Other participating employers and employees in ASRS, including school districts and local governments, would see similar savings.
Contribution rates have 2 components. The first component is the normal cost, which is the permanent cost associated with providing the benefit. The second component is the unfunded liability. Unfunded liability is created by adding benefits or changing assumptions and represents the cost of providing benefits to recipients who did not pay the full cost of the benefits as part of the normal cost. Unfunded liability is paid off over a specific amortization time period. The amortization period for ASRS is 30 years.
For FY 2009, the contribution rate that both the employer and employee pay to ASRS is 8.95%. The changes included in this bill would reduce the contribution rate by changing assumptions about the benefit payments.
The bill would eliminate the current cap to a member’s monthly benefit.
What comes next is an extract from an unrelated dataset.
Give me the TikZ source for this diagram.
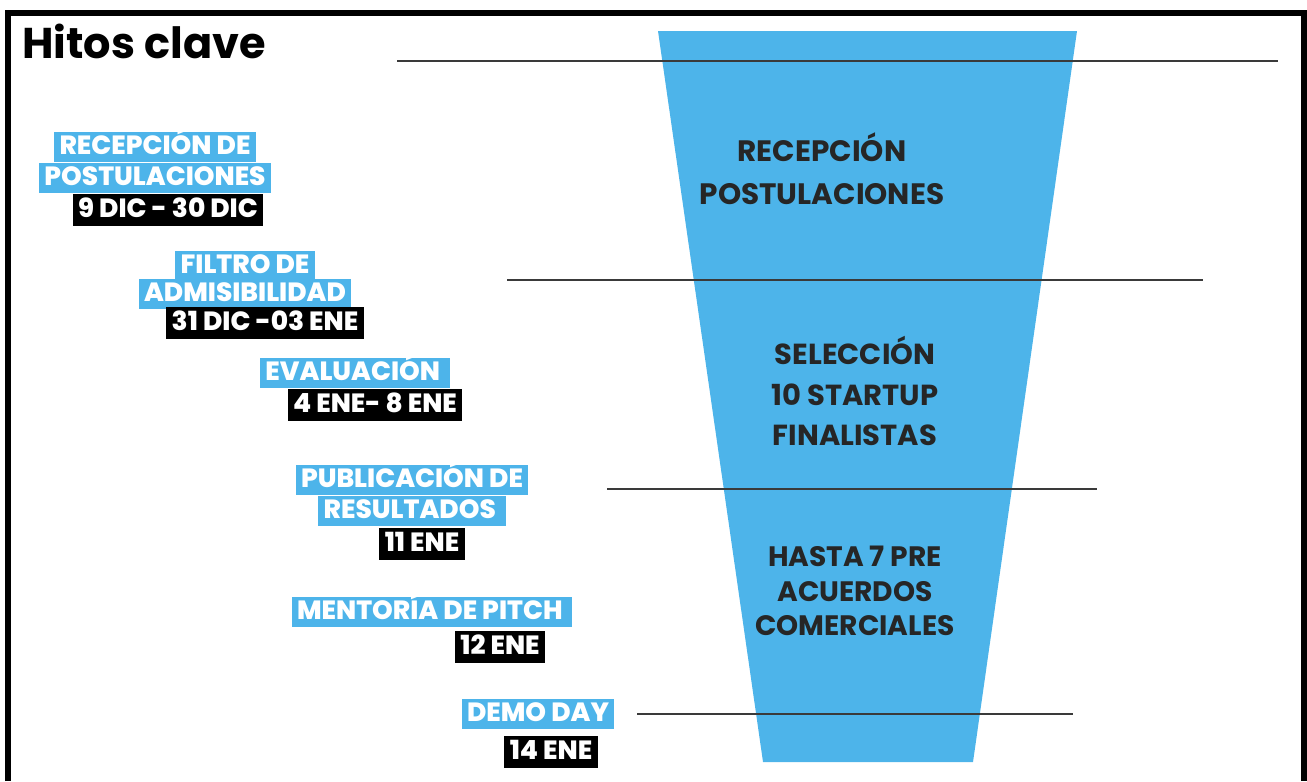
\documentclass[tikz,border=0pt]{standalone}
\usepackage{fontspec}
\setmainfont{Poppins}
\newfontfamily\gruesa{Poppins}[UprightFont={* ExtraBold}]
\definecolor{celeste}{HTML}{4DB4EA}
\definecolor{linea}{HTML}{3A3A3A}

\tikzset{%
  hito/.style={
    rectangle,
    fill=celeste,
    text=white,
    font=\gruesa\fontsize{15}{15}\selectfont,
    inner xsep=3pt,
    inner ysep=0pt,
    minimum height=0.6cm,
    text height=0.95em,
    text depth=0.1em
  },
  fecha/.style={
    hito,
    fill=black,
    minimum height=0.64cm
  },
  etapa/.style={
    align=center,
    text=black!85,
    font=\bfseries\fontsize{16.8}{24.4}\selectfont
  },
}

\begin{document}
\begin{tikzpicture}[x=0.02cm,y=-0.02cm]
\useasboundingbox (0,0) rectangle (1307,781);
\draw[line width=0.12cm] (8,781) -- (8,13) -- (1304,13) -- (1304,781);
\node[anchor=base west,font=\bfseries\fontsize{24.5}{24.5}\selectfont] (titulo) at (16,58) {Hitos clave};
\fill[celeste] (658,31) -- (1077,31) -- (973,762) -- (763,762) -- cycle;
\draw[linea,line width=0.8pt] (397,61) -- (1278,61);
\draw[linea,line width=0.8pt] (507,280) -- (1203,280);
\draw[linea,line width=0.8pt] (607,489) -- (1097,489);
\draw[linea,line width=0.8pt] (637,714) -- (1073,714);
\node[etapa] (etapa1) at (822,169) {RECEPCIÓN\\POSTULACIONES};
\node[etapa,font=\bfseries\fontsize{16.5}{23}\selectfont] (etapa2) at (855,391) {SELECCIÓN\\10 STARTUP\\FINALISTAS};
\node[etapa,font=\bfseries\fontsize{16}{19.8}\selectfont] (etapa3) at (855,591) {HASTA 7 PRE\\ACUERDOS\\COMERCIALES};
\node[hito] (rec1) at (155,147) {RECEPCIÓN DE};
\node[hito] (rec2) at (155,178) {POSTULACIONES};
\node[fecha] (recfecha) at (168,210) {9 DIC - 30 DIC};
\node[hito] (fil1) at (245,266) {FILTRO DE};
\node[hito] (fil2) at (245,294) {ADMISIBILIDAD};
\node[fecha] (filfecha) at (265,323) {31 DIC -03 ENE};
\node[hito] (eva1) at (355,373) {EVALUACIÓN\,};
\node[fecha] (evafecha) at (375,405) {4 ENE- 8 ENE};
\node[hito] (pub1) at (412,480) {PUBLICACIÓN DE};
\node[hito] (pub2) at (412,511) {RESULTADOS\,};
\node[fecha] (pubfecha) at (422,544) {11 ENE};
\node[hito] (men1) at (432,612) {MENTORÍA DE PITCH\,};
\node[fecha] (menfecha) at (500,647) {12 ENE};
\node[hito] (demo1) at (538,714) {DEMO DAY};
\node[fecha] (demofecha) at (551,752) {14 ENE};
\end{tikzpicture}
\end{document}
Currently the monthly benefit is limited to 80% of the member’s average monthly compensation. Since members currently do not experience an added pension benefit for continuing their employment after reaching the cap, members are more likely to retire. Eliminating the cap provides an incentive to continue working in the system. This means members contribute for a longer period and receive benefits for a shorter period, which reduces the normal cost. Employees who have reached the cap and retired are also more likely to utilize the return to work program, which has a negative impact on the system.
Local Government Impact
Many local governments also participate in ASRS. This retirement change would affect local governments in the same way that it affects the state. The magnitude of the increase would depend on each government’s participating salary base.